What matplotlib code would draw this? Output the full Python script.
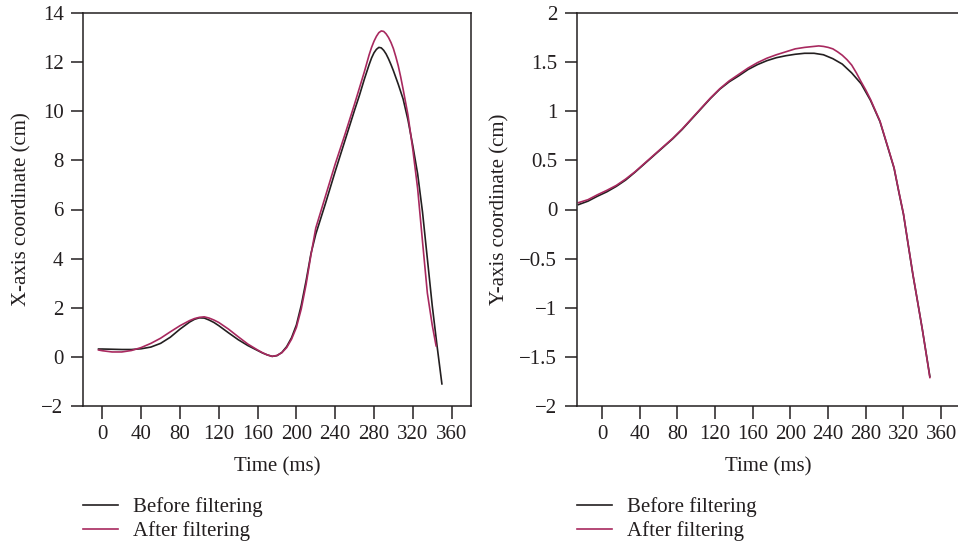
import matplotlib
matplotlib.use("Agg")
import matplotlib.pyplot as plt
from matplotlib.lines import Line2D

# ---------------- data ----------------
x_t_before = [-4, 0, 10, 20, 30, 40, 50, 60, 70, 80, 90, 95, 100, 105, 110, 115, 120, 130,
              140, 150, 160, 165, 170, 175, 180, 185, 190, 195, 200, 205, 210, 215, 220,
              230, 240, 250, 260, 265, 270, 275, 277.5, 280, 282.5, 285, 287.5, 290, 292.5,
              295, 297.5, 300, 305, 310, 315, 320, 325, 330, 335, 340, 345, 350]
x_before = [0.32, 0.32, 0.31, 0.30, 0.30, 0.33, 0.40, 0.55, 0.80, 1.13, 1.42, 1.53, 1.59,
            1.58, 1.50, 1.40, 1.27, 0.98, 0.70, 0.46, 0.26, 0.16, 0.08, 0.02, 0.05, 0.18,
            0.42, 0.78, 1.30, 2.10, 3.10, 4.20, 5.00, 6.25, 7.55, 8.80, 10.05, 10.65, 11.30,
            11.90, 12.17, 12.38, 12.52, 12.60, 12.58, 12.48, 12.33, 12.13, 11.90, 11.65,
            11.10, 10.50, 9.65, 8.60, 7.45, 5.90, 4.00, 2.10, 0.45, -1.10]

x_t_after = [-4, 0, 10, 20, 30, 40, 50, 60, 70, 80, 90, 95, 100, 105, 110, 115, 120, 130,
             140, 150, 160, 165, 170, 175, 180, 185, 190, 195, 200, 205, 210, 215, 220, 230,
             240, 250, 260, 265, 270, 275, 277.5, 280, 282.5, 285, 287.5, 290, 292.5, 295,
             297.5, 300, 302.5, 305, 307.5, 310, 315, 320, 325, 330, 335, 340, 344]
x_after = [0.28, 0.25, 0.20, 0.20, 0.26, 0.38, 0.55, 0.76, 1.02, 1.27, 1.48, 1.56, 1.61, 1.63,
           1.58, 1.50, 1.40, 1.13, 0.82, 0.52, 0.28, 0.17, 0.08, 0.02, 0.06, 0.17, 0.38,
           0.72, 1.20, 1.95, 2.95, 4.15, 5.25, 6.55, 7.85, 9.05, 10.30, 10.95, 11.60, 12.30,
           12.60, 12.85, 13.05, 13.20, 13.27, 13.25, 13.15, 13.00, 12.80, 12.55, 12.22,
           11.85, 11.40, 10.90, 9.85, 8.45, 6.85, 4.70, 2.60, 1.30, 0.45]

y_t_before = [-25, -15, -5, 5, 15, 25, 35, 45, 55, 65, 75, 85, 95, 105, 115, 125, 135, 145,
              155, 165, 175, 185, 195, 205, 215, 225, 235, 245, 255, 265, 275, 285, 295,
              305, 310, 315, 320, 325, 330, 335, 340, 345, 348]
y_before = [0.05, 0.085, 0.135, 0.18, 0.235, 0.30, 0.38, 0.465, 0.55, 0.635, 0.72, 0.815,
            0.92, 1.025, 1.13, 1.225, 1.30, 1.36, 1.425, 1.475, 1.515, 1.545, 1.565, 1.58,
            1.59, 1.59, 1.575, 1.535, 1.48, 1.39, 1.28, 1.11, 0.895, 0.58, 0.42, 0.18,
            -0.05, -0.36, -0.665, -0.94, -1.22, -1.52, -1.70]

y_t_after = [-25, -15, -5, 5, 15, 25, 35, 45, 55, 65, 75, 85, 95, 105, 115, 125, 135, 145,
             155, 165, 175, 185, 195, 205, 215, 225, 230, 235, 240, 245, 250, 255, 260, 265,
             270, 275, 280, 285, 295, 305, 310, 315, 320, 325, 330, 335, 340, 345, 348]
y_after = [0.07, 0.10, 0.15, 0.195, 0.245, 0.31, 0.385, 0.47, 0.555, 0.64, 0.725, 0.82,
           0.925, 1.03, 1.135, 1.23, 1.31, 1.375, 1.44, 1.495, 1.54, 1.575, 1.605, 1.635,
           1.65, 1.66, 1.665, 1.66, 1.65, 1.635, 1.605, 1.57, 1.525, 1.47, 1.39, 1.30,
           1.215, 1.12, 0.90, 0.585, 0.425, 0.185, -0.045, -0.355, -0.66, -0.94, -1.22,
           -1.525, -1.71]

x_ticks = [0, 40, 80, 120, 160, 200, 240, 280, 320, 360]
left_yticks = [-2, 0, 2, 4, 6, 8, 10, 12, 14]
right_yticks = [-2, -1.5, -1, -0.5, 0, 0.5, 1, 1.5, 2]
right_ytick_labels = ["\u22122", "\u22121.5", "\u22121", "\u22120.5", "0", "0.5", "1", "1.5", "2"]
legend_labels = ["Before filtering", "After filtering"]

# ---------------- style ----------------
INK = "#231f20"
PURPLE = "#a8295f"
FS = 15
plt.rcParams["font.family"] = ["Liberation Serif", "DejaVu Serif"]
plt.rcParams["text.color"] = INK
plt.rcParams["axes.labelcolor"] = INK
plt.rcParams["xtick.color"] = INK
plt.rcParams["ytick.color"] = INK

W, H = 958, 552
fig = plt.figure(figsize=(W / 100, H / 100), dpi=100)

def fx(px):
    return px / W

def fy(py):
    return 1 - py / H

axL = fig.add_axes([fx(83), fy(406), fx(471) - fx(83), fy(13) - fy(406)])
axR = fig.add_axes([fx(576.7), fy(406), fx(960) - fx(576.7), fy(13) - fy(406)])

for ax in (axL, axR):
    for s in ax.spines.values():
        s.set_color(INK)
        s.set_linewidth(1.1)
    ax.tick_params(direction="out", length=9, width=1.1, labelsize=FS, pad=5)
    ax.set_xticks(x_ticks)
    ax.set_xlabel("Time (ms)", fontsize=FS, labelpad=9)

axL.plot(x_t_before, x_before, color=INK, lw=1.2, label=legend_labels[0])
axL.plot(x_t_after, x_after, color=PURPLE, lw=1.2, label=legend_labels[1])
axL.set_xlim(-20, 380)
axL.set_ylim(-2, 14)
axL.set_yticks(left_yticks)
axL.set_ylabel("X-axis coordinate (cm)", fontsize=FS, labelpad=7)

axR.plot(y_t_before, y_before, color=INK, lw=1.2, label=legend_labels[0])
axR.plot(y_t_after, y_after, color=PURPLE, lw=1.2, label=legend_labels[1])
axR.set_xlim(-27, 380)
axR.set_ylim(-2, 2)
axR.set_yticks(right_yticks)
axR.set_yticklabels(right_ytick_labels)
axR.set_ylabel("Y-axis coordinate (cm)", fontsize=FS, labelpad=7)

for ax, lx in ((axL, 83), (axR, 577)):
    handles = [Line2D([], [], color=INK, lw=1.2), Line2D([], [], color=PURPLE, lw=1.2)]
    fig.legend(handles, legend_labels, loc="upper left",
               bbox_to_anchor=(fx(lx), fy(497)), bbox_transform=fig.transFigure,
               frameon=False, fontsize=FS, handlelength=1.7, handletextpad=0.7,
               labelspacing=0.2, borderpad=0, borderaxespad=0)

fig.savefig("out.png", dpi=100)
──────────────────────────────
What you are asked to do — Restate the data word for word from its first line through the line with "from matplotlib.lines import Line2D", leaving out any picture along the way.

Exercise response —
What matplotlib code would draw this? Output the full Python script.
import matplotlib
matplotlib.use("Agg")
import matplotlib.pyplot as plt
from matplotlib.lines import Line2D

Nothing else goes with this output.